** Start of Stored records **

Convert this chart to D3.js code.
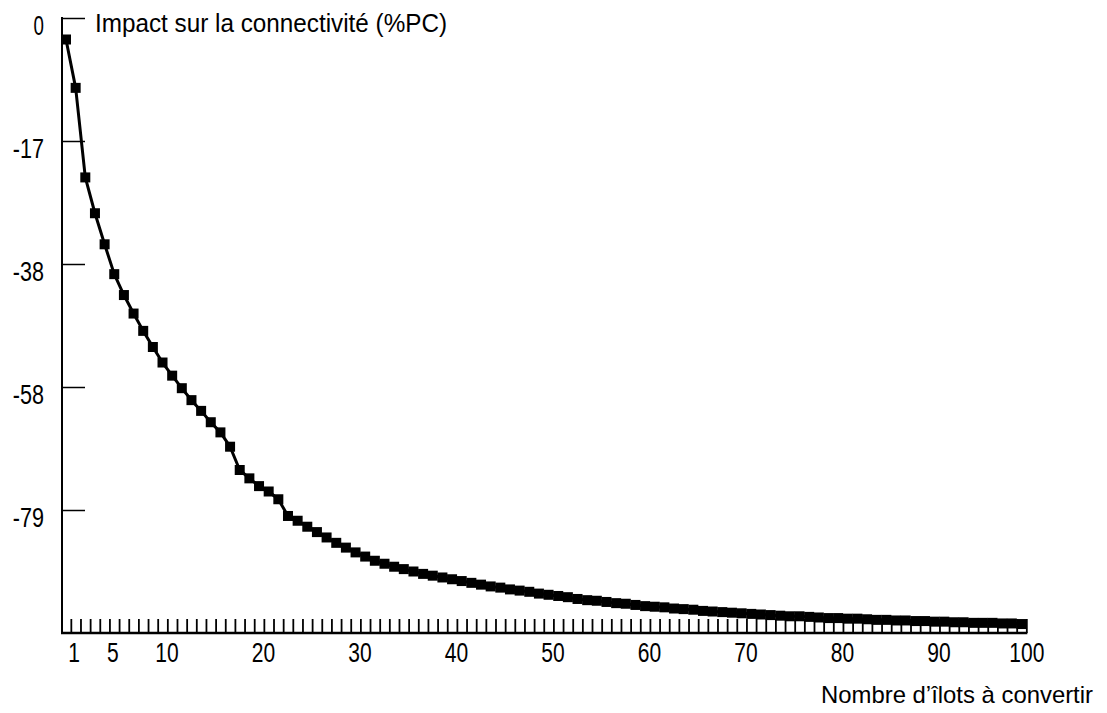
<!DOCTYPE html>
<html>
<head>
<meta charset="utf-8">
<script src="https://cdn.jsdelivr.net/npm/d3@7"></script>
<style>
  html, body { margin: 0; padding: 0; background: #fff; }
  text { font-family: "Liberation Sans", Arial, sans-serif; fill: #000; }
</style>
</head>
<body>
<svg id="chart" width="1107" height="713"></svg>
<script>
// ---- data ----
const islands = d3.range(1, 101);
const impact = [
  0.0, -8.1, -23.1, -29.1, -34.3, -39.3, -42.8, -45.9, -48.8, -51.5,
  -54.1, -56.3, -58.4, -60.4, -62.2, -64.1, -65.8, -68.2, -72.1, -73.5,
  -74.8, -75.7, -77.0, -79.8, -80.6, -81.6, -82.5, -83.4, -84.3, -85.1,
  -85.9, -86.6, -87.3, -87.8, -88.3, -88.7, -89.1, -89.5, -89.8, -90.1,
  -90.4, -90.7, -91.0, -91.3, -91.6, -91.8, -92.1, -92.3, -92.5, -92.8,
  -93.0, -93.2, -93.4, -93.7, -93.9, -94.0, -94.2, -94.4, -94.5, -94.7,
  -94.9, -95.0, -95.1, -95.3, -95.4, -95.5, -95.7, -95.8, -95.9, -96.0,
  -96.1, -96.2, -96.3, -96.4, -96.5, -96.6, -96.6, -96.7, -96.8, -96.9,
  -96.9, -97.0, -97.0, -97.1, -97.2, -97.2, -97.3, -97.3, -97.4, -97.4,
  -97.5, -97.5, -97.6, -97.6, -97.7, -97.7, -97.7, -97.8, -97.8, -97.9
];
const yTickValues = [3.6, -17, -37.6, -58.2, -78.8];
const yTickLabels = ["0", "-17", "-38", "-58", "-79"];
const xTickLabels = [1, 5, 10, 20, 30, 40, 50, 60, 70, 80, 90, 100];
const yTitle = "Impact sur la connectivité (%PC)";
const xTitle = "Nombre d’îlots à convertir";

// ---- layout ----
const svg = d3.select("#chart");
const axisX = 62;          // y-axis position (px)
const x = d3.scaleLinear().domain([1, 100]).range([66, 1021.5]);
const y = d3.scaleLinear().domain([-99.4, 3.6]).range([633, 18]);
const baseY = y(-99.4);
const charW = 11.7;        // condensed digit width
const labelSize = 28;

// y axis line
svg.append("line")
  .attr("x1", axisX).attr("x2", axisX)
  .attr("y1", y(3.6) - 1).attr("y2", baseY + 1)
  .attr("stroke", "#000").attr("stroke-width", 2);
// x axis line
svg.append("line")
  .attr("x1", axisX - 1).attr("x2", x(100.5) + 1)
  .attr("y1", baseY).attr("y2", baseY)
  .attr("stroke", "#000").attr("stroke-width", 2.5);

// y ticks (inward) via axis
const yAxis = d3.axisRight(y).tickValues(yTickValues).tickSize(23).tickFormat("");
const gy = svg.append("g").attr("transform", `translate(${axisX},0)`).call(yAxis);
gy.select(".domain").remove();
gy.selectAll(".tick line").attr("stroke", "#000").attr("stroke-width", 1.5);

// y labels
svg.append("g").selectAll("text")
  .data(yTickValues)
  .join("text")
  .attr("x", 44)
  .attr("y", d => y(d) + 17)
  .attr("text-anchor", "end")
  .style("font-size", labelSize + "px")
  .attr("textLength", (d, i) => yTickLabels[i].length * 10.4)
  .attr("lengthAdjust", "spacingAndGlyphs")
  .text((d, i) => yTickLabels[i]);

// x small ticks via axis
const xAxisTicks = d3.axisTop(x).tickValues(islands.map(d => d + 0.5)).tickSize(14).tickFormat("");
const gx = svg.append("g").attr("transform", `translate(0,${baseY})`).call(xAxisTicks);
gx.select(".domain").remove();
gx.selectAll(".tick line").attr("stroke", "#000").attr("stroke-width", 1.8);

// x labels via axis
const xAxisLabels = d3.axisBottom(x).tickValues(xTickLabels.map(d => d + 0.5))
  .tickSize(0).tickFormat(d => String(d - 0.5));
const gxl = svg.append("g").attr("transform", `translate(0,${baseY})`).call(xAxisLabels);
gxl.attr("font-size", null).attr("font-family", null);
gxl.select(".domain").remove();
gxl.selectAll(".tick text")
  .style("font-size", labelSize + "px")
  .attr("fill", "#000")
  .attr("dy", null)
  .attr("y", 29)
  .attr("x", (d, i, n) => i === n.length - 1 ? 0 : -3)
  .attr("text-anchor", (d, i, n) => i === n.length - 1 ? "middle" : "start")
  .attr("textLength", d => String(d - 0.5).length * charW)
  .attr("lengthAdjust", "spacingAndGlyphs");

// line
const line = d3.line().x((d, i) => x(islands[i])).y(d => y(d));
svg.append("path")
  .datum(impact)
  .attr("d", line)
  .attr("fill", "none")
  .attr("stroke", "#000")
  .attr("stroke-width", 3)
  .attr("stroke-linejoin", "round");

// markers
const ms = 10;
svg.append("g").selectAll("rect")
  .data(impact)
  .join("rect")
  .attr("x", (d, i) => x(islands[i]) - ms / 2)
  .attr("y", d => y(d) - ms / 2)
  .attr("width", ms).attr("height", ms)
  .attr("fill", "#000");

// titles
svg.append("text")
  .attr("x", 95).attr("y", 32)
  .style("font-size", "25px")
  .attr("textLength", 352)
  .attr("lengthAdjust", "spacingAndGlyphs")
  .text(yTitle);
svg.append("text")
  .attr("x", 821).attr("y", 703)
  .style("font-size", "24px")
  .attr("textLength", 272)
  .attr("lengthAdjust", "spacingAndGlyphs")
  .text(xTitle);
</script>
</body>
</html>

** End of Stored records **
** Start of Stored records **

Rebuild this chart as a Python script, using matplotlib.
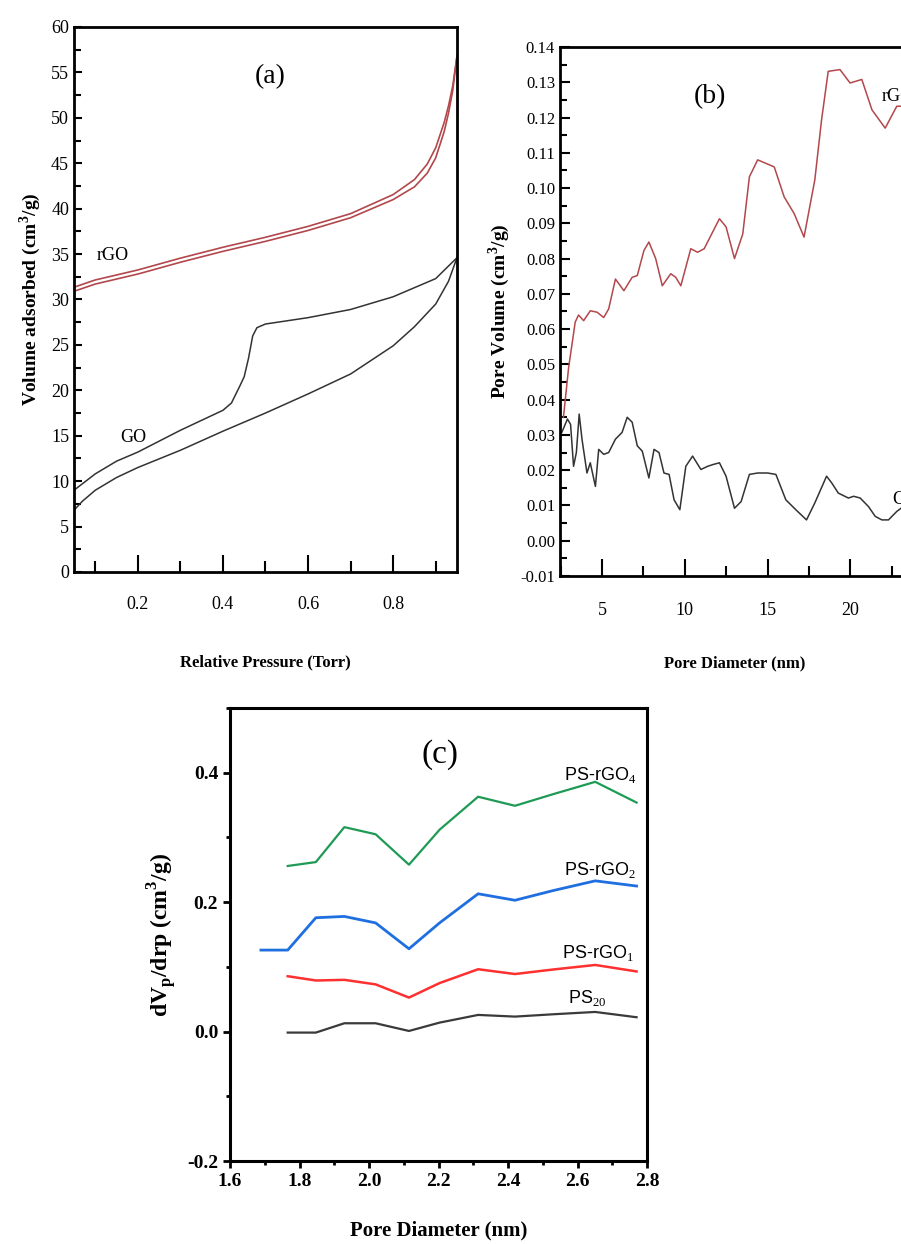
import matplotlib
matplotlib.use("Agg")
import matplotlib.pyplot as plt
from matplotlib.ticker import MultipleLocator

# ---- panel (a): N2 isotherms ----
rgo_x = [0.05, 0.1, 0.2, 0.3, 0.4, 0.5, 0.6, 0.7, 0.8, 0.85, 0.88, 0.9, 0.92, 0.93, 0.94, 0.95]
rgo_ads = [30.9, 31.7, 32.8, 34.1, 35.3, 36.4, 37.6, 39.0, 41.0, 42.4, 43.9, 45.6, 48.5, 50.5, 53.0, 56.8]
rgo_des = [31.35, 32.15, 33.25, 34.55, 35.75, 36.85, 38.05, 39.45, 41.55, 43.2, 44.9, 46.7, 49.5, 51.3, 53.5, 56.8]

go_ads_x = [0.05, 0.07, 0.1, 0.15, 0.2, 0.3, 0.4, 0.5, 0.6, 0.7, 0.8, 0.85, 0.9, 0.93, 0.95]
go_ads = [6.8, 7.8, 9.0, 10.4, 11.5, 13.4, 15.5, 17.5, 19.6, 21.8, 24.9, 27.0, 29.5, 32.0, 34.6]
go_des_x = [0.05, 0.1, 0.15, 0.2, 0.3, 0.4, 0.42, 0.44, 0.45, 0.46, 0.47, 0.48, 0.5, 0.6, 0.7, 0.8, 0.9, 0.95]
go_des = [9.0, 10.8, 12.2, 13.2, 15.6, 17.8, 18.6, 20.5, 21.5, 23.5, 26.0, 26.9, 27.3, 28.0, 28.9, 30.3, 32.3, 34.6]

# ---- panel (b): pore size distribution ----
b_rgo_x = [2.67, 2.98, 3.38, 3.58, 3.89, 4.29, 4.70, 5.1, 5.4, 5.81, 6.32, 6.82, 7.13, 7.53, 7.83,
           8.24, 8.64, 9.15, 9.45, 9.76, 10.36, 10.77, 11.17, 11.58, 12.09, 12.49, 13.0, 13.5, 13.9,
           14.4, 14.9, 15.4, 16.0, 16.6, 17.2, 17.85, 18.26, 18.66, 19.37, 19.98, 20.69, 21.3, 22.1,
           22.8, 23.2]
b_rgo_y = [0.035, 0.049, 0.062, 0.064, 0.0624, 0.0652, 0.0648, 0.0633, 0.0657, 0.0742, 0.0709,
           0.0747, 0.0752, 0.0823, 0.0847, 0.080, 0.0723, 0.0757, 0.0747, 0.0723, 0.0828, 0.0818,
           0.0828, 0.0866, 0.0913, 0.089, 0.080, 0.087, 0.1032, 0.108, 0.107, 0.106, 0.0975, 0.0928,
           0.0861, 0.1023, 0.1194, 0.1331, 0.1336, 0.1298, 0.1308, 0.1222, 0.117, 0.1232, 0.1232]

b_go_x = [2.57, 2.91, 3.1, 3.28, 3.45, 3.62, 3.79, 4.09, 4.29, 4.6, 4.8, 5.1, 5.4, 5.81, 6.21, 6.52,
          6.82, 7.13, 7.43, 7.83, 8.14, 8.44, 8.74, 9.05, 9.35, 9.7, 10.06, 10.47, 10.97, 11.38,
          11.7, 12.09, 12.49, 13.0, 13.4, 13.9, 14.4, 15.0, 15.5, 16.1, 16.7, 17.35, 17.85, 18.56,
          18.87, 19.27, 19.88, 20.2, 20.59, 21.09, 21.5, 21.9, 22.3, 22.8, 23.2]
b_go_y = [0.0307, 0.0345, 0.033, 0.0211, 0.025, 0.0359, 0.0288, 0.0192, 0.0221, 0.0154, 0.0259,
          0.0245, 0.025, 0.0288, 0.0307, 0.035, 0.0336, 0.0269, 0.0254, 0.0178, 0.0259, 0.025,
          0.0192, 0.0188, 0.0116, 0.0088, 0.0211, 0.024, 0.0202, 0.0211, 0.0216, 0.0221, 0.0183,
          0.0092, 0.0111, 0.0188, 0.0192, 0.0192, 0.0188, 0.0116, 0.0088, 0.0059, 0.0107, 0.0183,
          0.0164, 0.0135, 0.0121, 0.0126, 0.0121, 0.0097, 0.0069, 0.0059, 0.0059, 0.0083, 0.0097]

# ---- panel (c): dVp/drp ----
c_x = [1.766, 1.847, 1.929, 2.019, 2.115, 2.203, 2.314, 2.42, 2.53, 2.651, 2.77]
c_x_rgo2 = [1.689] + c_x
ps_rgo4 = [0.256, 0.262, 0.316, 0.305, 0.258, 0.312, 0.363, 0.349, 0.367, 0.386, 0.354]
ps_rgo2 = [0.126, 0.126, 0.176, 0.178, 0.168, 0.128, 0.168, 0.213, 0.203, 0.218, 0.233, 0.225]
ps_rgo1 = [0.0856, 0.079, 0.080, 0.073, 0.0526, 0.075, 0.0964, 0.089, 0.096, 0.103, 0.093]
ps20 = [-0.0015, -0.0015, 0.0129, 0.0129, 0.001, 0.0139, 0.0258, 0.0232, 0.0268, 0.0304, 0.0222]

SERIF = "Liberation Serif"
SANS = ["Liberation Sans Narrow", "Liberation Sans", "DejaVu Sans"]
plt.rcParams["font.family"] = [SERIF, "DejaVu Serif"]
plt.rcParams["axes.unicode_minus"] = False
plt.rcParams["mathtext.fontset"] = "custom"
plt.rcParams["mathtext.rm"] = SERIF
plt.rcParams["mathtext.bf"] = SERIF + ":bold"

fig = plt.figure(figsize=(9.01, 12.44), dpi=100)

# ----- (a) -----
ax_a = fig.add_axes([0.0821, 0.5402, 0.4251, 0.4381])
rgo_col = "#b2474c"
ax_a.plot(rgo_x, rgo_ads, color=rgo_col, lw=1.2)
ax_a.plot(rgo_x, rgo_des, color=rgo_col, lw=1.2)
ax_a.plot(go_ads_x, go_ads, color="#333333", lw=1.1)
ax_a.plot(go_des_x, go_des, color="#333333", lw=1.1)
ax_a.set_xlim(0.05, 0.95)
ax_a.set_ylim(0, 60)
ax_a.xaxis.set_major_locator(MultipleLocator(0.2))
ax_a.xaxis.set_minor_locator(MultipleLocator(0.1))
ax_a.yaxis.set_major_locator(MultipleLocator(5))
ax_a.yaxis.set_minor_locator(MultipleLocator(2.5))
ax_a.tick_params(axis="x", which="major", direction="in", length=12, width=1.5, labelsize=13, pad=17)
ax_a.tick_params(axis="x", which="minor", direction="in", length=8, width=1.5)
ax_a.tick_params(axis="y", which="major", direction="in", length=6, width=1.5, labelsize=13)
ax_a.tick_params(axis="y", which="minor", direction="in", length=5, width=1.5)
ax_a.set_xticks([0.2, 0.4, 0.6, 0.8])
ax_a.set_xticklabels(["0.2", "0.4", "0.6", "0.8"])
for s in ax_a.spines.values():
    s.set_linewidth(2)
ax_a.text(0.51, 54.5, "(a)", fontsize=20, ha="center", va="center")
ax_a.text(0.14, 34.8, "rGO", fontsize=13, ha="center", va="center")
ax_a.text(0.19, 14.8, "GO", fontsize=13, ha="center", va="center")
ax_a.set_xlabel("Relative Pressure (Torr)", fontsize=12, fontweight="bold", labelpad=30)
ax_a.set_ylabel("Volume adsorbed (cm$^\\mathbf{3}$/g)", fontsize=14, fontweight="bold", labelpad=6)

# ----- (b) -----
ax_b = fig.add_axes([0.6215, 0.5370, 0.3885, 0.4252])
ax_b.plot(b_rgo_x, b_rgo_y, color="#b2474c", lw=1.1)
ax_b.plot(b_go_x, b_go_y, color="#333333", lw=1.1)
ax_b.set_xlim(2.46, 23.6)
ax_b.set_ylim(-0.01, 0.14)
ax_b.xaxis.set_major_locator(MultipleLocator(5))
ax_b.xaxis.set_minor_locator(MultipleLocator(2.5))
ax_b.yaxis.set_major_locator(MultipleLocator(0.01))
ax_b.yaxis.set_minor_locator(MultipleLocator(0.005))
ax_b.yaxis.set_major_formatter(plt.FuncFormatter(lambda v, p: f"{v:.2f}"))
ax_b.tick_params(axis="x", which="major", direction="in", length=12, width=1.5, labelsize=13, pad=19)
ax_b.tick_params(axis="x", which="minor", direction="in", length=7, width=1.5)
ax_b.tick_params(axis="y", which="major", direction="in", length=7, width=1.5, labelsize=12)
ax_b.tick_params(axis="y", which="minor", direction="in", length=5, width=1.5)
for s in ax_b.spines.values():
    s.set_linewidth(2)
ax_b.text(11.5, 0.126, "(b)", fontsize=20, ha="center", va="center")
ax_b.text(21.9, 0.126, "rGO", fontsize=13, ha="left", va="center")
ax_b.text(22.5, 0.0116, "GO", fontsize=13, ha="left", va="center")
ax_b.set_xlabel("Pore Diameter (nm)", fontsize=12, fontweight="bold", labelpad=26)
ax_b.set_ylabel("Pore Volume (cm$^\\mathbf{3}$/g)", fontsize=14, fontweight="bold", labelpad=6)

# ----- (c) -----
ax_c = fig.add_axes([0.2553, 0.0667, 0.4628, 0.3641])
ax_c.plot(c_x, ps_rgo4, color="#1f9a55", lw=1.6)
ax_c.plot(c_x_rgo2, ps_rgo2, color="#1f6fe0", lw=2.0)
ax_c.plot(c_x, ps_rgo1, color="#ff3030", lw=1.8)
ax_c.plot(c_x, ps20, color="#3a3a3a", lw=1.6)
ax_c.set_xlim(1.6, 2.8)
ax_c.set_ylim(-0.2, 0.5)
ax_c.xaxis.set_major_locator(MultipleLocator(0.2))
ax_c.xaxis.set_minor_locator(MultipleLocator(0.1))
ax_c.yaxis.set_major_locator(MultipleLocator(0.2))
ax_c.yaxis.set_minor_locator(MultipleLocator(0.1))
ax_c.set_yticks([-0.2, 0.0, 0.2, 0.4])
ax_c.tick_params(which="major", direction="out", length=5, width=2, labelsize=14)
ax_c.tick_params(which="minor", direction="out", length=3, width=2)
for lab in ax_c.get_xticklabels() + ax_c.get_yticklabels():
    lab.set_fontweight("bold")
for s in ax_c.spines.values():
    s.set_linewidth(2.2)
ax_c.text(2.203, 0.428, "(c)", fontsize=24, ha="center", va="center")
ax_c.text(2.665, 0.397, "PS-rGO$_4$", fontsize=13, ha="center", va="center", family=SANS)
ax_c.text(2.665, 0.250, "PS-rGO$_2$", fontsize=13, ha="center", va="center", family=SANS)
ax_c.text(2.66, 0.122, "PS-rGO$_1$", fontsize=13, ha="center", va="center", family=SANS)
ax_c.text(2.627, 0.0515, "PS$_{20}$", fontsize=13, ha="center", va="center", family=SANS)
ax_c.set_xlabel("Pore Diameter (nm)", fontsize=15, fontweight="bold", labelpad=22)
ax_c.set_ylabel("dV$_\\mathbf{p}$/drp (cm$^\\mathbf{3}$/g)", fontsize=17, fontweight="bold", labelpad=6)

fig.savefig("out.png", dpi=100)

** End of Stored records **

Quote only the lines running from the line with "Rebuild this chart" to the line with "30.3, 32.3, 34.6]", ends included, exactly as they appear and without the pictures.

Worked answer:
Rebuild this chart as a Python script, using matplotlib.
import matplotlib
matplotlib.use("Agg")
import matplotlib.pyplot as plt
from matplotlib.ticker import MultipleLocator

# ---- panel (a): N2 isotherms ----
rgo_x = [0.05, 0.1, 0.2, 0.3, 0.4, 0.5, 0.6, 0.7, 0.8, 0.85, 0.88, 0.9, 0.92, 0.93, 0.94, 0.95]
rgo_ads = [30.9, 31.7, 32.8, 34.1, 35.3, 36.4, 37.6, 39.0, 41.0, 42.4, 43.9, 45.6, 48.5, 50.5, 53.0, 56.8]
rgo_des = [31.35, 32.15, 33.25, 34.55, 35.75, 36.85, 38.05, 39.45, 41.55, 43.2, 44.9, 46.7, 49.5, 51.3, 53.5, 56.8]

go_ads_x = [0.05, 0.07, 0.1, 0.15, 0.2, 0.3, 0.4, 0.5, 0.6, 0.7, 0.8, 0.85, 0.9, 0.93, 0.95]
go_ads = [6.8, 7.8, 9.0, 10.4, 11.5, 13.4, 15.5, 17.5, 19.6, 21.8, 24.9, 27.0, 29.5, 32.0, 34.6]
go_des_x = [0.05, 0.1, 0.15, 0.2, 0.3, 0.4, 0.42, 0.44, 0.45, 0.46, 0.47, 0.48, 0.5, 0.6, 0.7, 0.8, 0.9, 0.95]
go_des = [9.0, 10.8, 12.2, 13.2, 15.6, 17.8, 18.6, 20.5, 21.5, 23.5, 26.0, 26.9, 27.3, 28.0, 28.9, 30.3, 32.3, 34.6]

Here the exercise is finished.